Center for the Constitution Hosts Inaugural Cooley Lecture, Awarding of Cooley Book Prize

April 29, 2019

Professor Randy Barnett, director of Georgetown Law’s Center for the Constitution, with Judge Joan Larsen of the U.S. Court of Appeals for the Sixth Circuit. Larsen delivered the inaugural Thomas M. Cooley Judicial Lecture at Georgetown Law in April. Harvard Law's Richard H. Fallon Jr. won this year's Cooley Book Prize. (Photos Courtesy of The Federalist Society).

On April 11, Georgetown Law’s Center for the Constitution hosted the inaugural Thomas M. Cooley Judicial Lecture with Judge Joan Larsen of the U.S. Court of Appeals for the Sixth Circuit.

Larsen’s lecture, “Respecting Local Control: State Law in the Federal System,” encouraged lawyers and judges to pay closer attention to state constitutional law, recounting her own experience as a justice on the Michigan Supreme Court and harkening back to Cooley’s advocacy for local control.

“State courts are too often treated in law schools and in elite legal circles as if they were the little siblings of their more sophisticated federal brethren,” she said. “But there can be no denying, even today, [that] the work of state courts matters.”

A Profound Contribution

The Cooley Lecture was among the highlights of a conference co-sponsored by Georgetown Law’s Center for the Constitution and the Federalist Society that also featured the awarding of the second annual $50,000 Cooley Book Prize. This year’s recipient was Harvard Law Professor Richard M. Fallon Jr. for his book Law and Legitimacy in the Supreme Court (Harvard University Press, 2018).

Professor Randy Barnett with Harvard Law Professor Richard Fallon, this year's winner of the Cooley Prize.

Professor Randy Barnett with Harvard Law Professor Richard Fallon, this year’s winner of the Cooley Prize.

The two-day event, which included a day-long symposium discussing Fallon’s work, honored the legacy of renowned 19th-century legal scholar and jurist Thomas McIntyre Cooley, a longstanding chief justice of the Michigan Supreme Court and dean of the University of Michigan Law School.
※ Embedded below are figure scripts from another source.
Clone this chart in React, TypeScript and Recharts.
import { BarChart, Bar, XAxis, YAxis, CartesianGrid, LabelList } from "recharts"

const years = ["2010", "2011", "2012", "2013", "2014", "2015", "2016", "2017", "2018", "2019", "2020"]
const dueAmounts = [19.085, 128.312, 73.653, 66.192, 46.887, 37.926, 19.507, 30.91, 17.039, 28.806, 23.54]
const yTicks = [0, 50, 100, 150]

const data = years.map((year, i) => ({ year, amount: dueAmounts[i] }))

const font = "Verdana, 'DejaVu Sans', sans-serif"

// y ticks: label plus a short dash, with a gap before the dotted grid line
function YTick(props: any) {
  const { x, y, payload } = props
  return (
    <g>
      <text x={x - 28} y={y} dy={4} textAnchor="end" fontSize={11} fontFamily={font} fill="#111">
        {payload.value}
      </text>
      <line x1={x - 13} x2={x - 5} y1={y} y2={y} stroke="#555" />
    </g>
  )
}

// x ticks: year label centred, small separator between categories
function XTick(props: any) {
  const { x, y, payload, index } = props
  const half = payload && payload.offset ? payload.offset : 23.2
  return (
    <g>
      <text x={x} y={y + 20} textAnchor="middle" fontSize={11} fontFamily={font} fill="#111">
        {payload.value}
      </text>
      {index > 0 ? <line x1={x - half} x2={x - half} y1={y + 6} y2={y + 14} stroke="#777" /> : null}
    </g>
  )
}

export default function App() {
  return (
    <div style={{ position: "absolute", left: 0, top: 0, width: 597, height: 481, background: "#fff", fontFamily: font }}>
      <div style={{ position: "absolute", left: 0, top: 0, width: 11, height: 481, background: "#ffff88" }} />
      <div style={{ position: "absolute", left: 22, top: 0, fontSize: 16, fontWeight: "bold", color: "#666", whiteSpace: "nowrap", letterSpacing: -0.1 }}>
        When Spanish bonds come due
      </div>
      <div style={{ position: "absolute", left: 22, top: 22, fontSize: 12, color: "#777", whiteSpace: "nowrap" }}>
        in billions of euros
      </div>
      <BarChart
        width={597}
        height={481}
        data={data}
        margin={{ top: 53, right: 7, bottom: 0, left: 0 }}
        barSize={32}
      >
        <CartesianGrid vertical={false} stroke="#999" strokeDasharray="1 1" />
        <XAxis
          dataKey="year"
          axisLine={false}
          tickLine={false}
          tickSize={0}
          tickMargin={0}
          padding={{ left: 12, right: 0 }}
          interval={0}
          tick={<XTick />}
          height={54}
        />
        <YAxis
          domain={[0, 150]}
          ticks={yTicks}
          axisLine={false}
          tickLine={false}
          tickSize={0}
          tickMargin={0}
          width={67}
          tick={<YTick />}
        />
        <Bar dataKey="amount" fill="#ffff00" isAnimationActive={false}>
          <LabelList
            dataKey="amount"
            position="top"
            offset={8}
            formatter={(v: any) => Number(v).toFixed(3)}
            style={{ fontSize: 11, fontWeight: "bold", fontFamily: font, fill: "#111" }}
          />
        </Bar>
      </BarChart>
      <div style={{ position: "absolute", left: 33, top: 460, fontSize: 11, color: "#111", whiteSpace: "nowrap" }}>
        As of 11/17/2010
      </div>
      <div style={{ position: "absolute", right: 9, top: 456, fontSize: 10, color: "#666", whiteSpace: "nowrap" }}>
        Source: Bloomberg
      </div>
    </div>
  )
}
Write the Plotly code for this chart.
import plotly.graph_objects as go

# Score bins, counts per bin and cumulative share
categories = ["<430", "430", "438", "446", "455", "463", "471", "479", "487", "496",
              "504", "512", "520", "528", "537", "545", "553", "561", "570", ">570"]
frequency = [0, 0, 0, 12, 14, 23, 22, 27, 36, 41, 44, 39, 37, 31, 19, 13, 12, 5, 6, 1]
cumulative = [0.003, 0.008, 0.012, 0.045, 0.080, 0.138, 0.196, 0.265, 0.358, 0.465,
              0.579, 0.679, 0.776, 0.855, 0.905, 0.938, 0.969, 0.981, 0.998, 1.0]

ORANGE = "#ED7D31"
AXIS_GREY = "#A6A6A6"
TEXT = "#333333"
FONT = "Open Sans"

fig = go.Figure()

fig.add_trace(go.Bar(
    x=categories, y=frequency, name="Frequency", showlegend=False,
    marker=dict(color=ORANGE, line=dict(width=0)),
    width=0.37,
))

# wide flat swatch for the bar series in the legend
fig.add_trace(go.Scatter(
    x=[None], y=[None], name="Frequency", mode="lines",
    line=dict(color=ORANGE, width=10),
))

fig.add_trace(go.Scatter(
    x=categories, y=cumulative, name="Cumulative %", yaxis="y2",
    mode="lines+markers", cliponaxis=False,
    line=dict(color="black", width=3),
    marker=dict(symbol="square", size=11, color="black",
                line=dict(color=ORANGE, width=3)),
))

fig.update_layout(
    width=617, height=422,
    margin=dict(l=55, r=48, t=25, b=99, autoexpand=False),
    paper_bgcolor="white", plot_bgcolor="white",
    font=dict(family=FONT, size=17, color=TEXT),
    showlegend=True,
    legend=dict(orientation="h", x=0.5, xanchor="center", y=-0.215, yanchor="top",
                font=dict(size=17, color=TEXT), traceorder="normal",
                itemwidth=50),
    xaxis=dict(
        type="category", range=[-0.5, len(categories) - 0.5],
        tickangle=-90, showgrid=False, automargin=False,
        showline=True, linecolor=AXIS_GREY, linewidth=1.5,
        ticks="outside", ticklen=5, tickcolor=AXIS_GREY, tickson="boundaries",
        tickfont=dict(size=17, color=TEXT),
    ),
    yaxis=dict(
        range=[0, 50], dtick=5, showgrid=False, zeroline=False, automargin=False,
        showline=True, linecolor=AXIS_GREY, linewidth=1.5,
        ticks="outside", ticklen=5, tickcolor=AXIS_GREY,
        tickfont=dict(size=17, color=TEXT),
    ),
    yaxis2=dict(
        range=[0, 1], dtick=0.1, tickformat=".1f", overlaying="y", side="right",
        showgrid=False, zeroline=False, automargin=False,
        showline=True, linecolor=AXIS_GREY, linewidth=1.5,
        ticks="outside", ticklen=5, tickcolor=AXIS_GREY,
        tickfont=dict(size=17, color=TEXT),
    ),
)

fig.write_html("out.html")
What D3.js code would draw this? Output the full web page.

“He’s not just a very influential and important jurist, but one of the great legal thinkers in the history of the country,” said Georgetown Law Dean William M. Treanor in his opening remarks. “This inaugural series recognizes his profound contribution to American jurisprudence and legal theory.”

‘This Wonderful Book’

Professor Randy Barnett, director of the Center for the Constitution and the Carmack Waterhouse Professor of Legal Theory, kicked off the conference with the awarding of the book prize to Fallon. “[F]ew scholars have tried to unpack the different conceptions of constitutional legitimacy in any systematic way,” Barnett said. “This wonderful book fills that gap by addressing the question of what it is that makes a constitution, or a court, legitimate in the sociological, moral or legal senses of that term.”

Expressing his deep appreciation, Fallon praised the center for “its commitment to open, honest intellectual exchange.” He also looked forward to the next day’s symposium discussing his book. “I’m thrilled by the distinction of the panelists and the papers,” he said, praising each contributing scholar in turn: Scott Soames, professor of philosophy at USC; Columbia Law Professor Gillian Metzger; Princeton Professor of Politics Keith Whittington; and Georgetown Law Professor Lawrence Solum. The papers and Fallon’s response will be published in a special issue of the Georgetown Journal of Law & Public Policy.

The Starting Line-Up

In the inaugural Cooley Lecture, Judge Larsen offered lessons for federal judges, drawing from her own dissent in the recent case Lindenberg v. Jackson National Life. “If we are serious about the idea that state courts should protect and interpret the unique heritage of the various state constitutions, then federal judges need to tread with special care,” she said.

“Here at the very least state courts are the starting line-up. We federal judges sit on the bench — in the basketball sense.”

Regarding Cooley’s legacy, Larsen concluded: “If the resurgence of Cooley studies has any lasting significance, I hope it will … remind us not only of the forgotten prominence of Thomas Cooley, but also of the respect of we are constitutionally bound to pay the state and local institutions that he served.”